Online Communities and the Coming of Age

It’s easy for me to say “I miss Twitter and the Social Media golden age, but the truth is that what we have today is far better. Via Strava I can meet up with cyclists in the physical world, every single week and they’re local. They are meeting just three kilometres from where I live.

With Meetup.com I can meet people interested in tech, hiking, via ferrata and more.

With GoSocial I can meet people to go to bars, restaurants, hikes, ice skating and bike rides and more.

And Finally

When I was interviewed by Nouvo in 2008 or so I was asked whether I thought Twitter would thrive and I said “no, because the community is too small.” Today, and over the last day or two I began to think “My ideal has become a reality”. By this I mean that Strava, Meetup.com and GoSocial, among other social networks, enable me to meet up with people and be social, in person, every single day of the year, if I want to be.
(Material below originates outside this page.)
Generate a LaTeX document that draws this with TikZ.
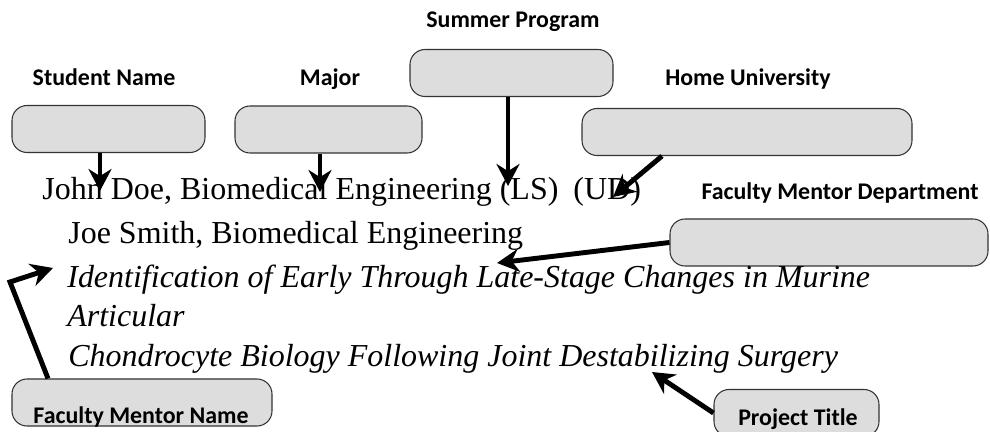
\documentclass[tikz,border=0pt]{standalone}
\usepackage{fontspec}
\setmainfont{Liberation Serif}
\newfontfamily\labelfont{Carlito}
\usetikzlibrary{arrows.meta}
\definecolor{boxgray}{RGB}{221,221,221}

\begin{document}
\begin{tikzpicture}[
        %Environment Config
        font=\fontsize{18.2}{22}\selectfont,
        MyArrow/.style={%Style for the pointers
            -{Stealth[length=0.44cm,width=0.46cm]},
            black,
            line width=2.8pt
        },
        FieldBox/.style={%Style for the empty fields
            draw=black!80,
            fill=boxgray,
            rounded corners=0.3cm,
            line width=0.6pt,
            minimum width=#1,
            minimum height=0.94cm,
            inner sep=0pt
        },
        FieldLabel/.style={%Style for the field names
            font=\labelfont\bfseries\fontsize{13.6}{15}\selectfont,
            anchor=base,
            inner sep=0pt
        },
        EntryLine/.style={%Style for the sample entry
            anchor=base west,
            inner sep=0pt
        }
    ]
    \useasboundingbox (0,0) rectangle (19.8,-8.64);

    %%%%%%%%%%%%%%%%%%%%%%%%%%%%%%%%%%%%%%%%%%%%%%%%%%%%%%%%%%%%%%%%%%%%%%%%%%%%
    % FIELDS
    %%%%%%%%%%%%%%%%%%%%%%%%%%%%%%%%%%%%%%%%%%%%%%%%%%%%%%%%%%%%%%%%%%%%%%%%%%%%
    % top row
    \draw (2.17,-2.58) node[FieldBox=3.86cm] (StuBox) {};
    \draw (6.57,-2.59) node[FieldBox=3.74cm] (MajBox) {};
    \draw (10.23,-1.46) node[FieldBox=4.06cm] (SumBox) {};
    \draw (14.94,-2.64) node[FieldBox=6.60cm] (HomeBox) {};
    % right and bottom
    \draw (16.58,-4.85) node[FieldBox=6.36cm] (FmdBox) {};
    \draw (2.84,-8.05) node[FieldBox=5.20cm] (FmnBox) {};
    \draw (15.93,-8.26) node[FieldBox=3.30cm] (PrjBox) {};

    % field names
    \draw (10.26,-0.56) node[FieldLabel] (SumLbl) {Summer Program};
    \draw (2.08,-1.72) node[FieldLabel] (StuLbl) {Student Name};
    \draw (6.60,-1.72) node[FieldLabel] (MajLbl) {Major};
    \draw (14.96,-1.72) node[FieldLabel] (HomeLbl) {Home University};
    \draw (16.80,-4.00) node[FieldLabel] (FmdLbl) {Faculty Mentor Department};
    \draw (2.82,-8.48) node[FieldLabel] (FmnLbl) {Faculty Mentor Name};
    \draw (15.96,-8.50) node[FieldLabel] (PrjLbl) {Project Title};

    %%%%%%%%%%%%%%%%%%%%%%%%%%%%%%%%%%%%%%%%%%%%%%%%%%%%%%%%%%%%%%%%%%%%%%%%%%%%
    % SAMPLE ENTRY
    %%%%%%%%%%%%%%%%%%%%%%%%%%%%%%%%%%%%%%%%%%%%%%%%%%%%%%%%%%%%%%%%%%%%%%%%%%%%
    \draw (0.84,-4.00) node[EntryLine] (Line1) {John Doe, Biomedical Engineering (LS)\hspace{0.14cm} (UD)};
    \draw (1.36,-4.88) node[EntryLine] (Line2) {Joe Smith, Biomedical Engineering};
    \draw (1.34,-5.76) node[EntryLine] (Line3) {\itshape Identification of Early Through Late-Stage Changes in Murine};
    \draw (1.34,-6.54) node[EntryLine] (Line4) {\itshape Articular};
    \draw (1.36,-7.34) node[EntryLine] (Line5) {\itshape Chondrocyte Biology Following Joint Destabilizing Surgery};

    % arrow ends
    \coordinate (StuTip) at (2.00,-3.82);
    \coordinate (MajTip) at (6.40,-3.84);
    \coordinate (SumTip) at (10.16,-3.72);
    \coordinate (HomeTip) at (12.26,-3.94);
    \coordinate (FmdTip) at (9.94,-5.26);
    \coordinate (FmnBend) at (0.20,-5.64);
    \coordinate (FmnTip) at (1.06,-5.36);
    \coordinate (PrjTip) at (13.04,-7.44);

    %%%%%%%%%%%%%%%%%%%%%%%%%%%%%%%%%%%%%%%%%%%%%%%%%%%%%%%%%%%%%%%%%%%%%%%%%%%%
    % POINTERS
    %%%%%%%%%%%%%%%%%%%%%%%%%%%%%%%%%%%%%%%%%%%%%%%%%%%%%%%%%%%%%%%%%%%%%%%%%%%%
    \draw[MyArrow] (StuTip |- StuBox.south) -- (StuTip);
    \draw[MyArrow] (MajTip |- MajBox.south) -- (MajTip);
    \draw[MyArrow] (SumTip |- SumBox.south) -- (SumTip);
    \draw[MyArrow] ([xshift=-1.70cm]HomeBox.south) -- (HomeTip);
    \draw[MyArrow] (FmdBox.west) -- (FmdTip);
    \draw[MyArrow, line join=miter] ([xshift=-1.88cm]FmnBox.north) -- (FmnBend) -- (FmnTip);
    \draw[MyArrow] (PrjBox.west) -- (PrjTip);
\end{tikzpicture}
\end{document}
In essence Twitter, Facebook, Twitter and Instagram were good when the web was a frontier. The Web is ubiquitous now, and Social Media is no longer relevant. Our social networks are in the physical realm, once again.

Twitter, Instagram, Threads and Facebook have become irrelevant, because they have undermined the very communities that made them sticky to begin with.

I look forward to reverting to being part of social networks, rather than social media.